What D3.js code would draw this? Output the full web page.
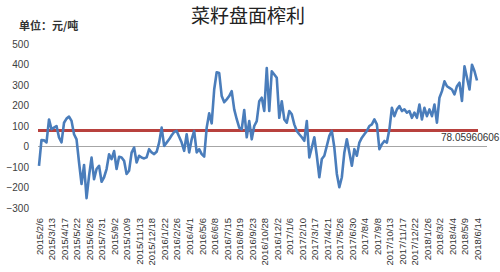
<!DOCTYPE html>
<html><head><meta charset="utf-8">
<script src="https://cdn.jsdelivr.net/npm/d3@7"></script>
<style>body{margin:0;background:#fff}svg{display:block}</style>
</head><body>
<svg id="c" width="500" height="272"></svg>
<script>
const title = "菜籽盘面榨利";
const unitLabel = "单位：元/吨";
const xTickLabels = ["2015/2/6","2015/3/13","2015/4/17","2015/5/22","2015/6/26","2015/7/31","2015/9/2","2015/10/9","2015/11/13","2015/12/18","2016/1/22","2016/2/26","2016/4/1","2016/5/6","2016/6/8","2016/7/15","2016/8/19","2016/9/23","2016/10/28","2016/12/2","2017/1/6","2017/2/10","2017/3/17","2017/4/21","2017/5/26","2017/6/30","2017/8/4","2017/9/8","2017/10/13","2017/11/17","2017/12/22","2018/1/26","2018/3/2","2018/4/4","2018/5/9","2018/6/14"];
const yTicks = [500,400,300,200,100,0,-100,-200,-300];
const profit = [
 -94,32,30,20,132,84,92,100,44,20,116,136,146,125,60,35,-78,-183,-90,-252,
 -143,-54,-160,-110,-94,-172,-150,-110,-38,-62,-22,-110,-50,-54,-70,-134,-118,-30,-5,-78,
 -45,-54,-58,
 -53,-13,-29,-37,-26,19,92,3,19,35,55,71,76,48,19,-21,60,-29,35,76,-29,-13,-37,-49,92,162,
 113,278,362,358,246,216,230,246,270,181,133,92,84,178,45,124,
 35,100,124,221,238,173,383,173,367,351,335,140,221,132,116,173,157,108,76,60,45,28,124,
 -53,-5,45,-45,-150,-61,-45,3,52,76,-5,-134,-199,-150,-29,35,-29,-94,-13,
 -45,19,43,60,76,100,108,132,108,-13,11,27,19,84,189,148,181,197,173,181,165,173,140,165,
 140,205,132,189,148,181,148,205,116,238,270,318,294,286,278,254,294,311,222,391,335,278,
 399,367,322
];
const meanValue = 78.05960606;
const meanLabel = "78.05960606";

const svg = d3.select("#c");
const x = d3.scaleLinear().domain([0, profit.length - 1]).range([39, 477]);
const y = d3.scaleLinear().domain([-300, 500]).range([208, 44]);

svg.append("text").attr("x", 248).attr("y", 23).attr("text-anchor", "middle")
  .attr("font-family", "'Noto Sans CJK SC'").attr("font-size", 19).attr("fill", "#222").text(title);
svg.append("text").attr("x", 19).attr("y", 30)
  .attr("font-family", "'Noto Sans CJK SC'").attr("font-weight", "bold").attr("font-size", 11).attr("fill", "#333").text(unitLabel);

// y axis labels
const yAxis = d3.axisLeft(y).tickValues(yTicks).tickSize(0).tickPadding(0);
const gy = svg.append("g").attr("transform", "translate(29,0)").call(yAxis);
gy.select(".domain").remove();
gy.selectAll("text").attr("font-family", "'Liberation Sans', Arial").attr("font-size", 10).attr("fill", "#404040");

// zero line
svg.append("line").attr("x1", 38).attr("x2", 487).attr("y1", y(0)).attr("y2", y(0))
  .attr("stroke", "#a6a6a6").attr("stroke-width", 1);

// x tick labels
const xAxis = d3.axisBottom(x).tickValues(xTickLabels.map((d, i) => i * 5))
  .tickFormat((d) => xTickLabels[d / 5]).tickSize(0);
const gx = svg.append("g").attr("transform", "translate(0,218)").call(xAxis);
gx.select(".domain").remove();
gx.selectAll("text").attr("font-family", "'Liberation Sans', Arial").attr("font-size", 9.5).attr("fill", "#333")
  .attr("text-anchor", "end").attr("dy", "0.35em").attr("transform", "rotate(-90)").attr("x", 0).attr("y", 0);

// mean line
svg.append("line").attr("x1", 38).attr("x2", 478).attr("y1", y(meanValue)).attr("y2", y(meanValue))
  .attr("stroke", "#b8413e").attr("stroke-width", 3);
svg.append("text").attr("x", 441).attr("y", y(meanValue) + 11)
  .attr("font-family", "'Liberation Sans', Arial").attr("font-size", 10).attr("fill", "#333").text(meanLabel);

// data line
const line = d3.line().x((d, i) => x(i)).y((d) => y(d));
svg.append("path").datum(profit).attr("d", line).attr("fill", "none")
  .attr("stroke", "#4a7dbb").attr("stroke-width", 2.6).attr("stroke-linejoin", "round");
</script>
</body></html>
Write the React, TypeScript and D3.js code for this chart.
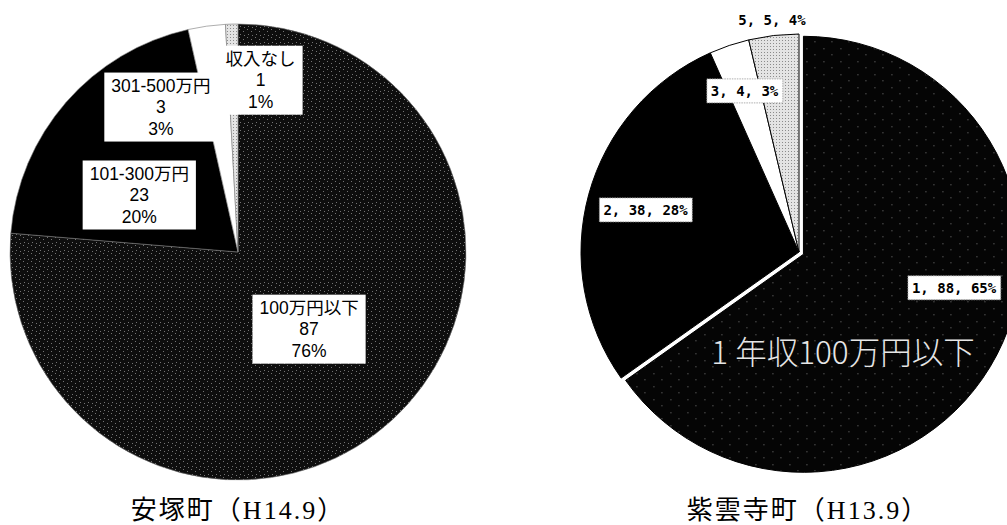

- - -

## GOAL
Filter out every line that lacks the word "this", and copy the rest.

## EXERCISE RESULT
What D3.js code would draw this? Output the full web page.
Write the React, TypeScript and D3.js code for this chart.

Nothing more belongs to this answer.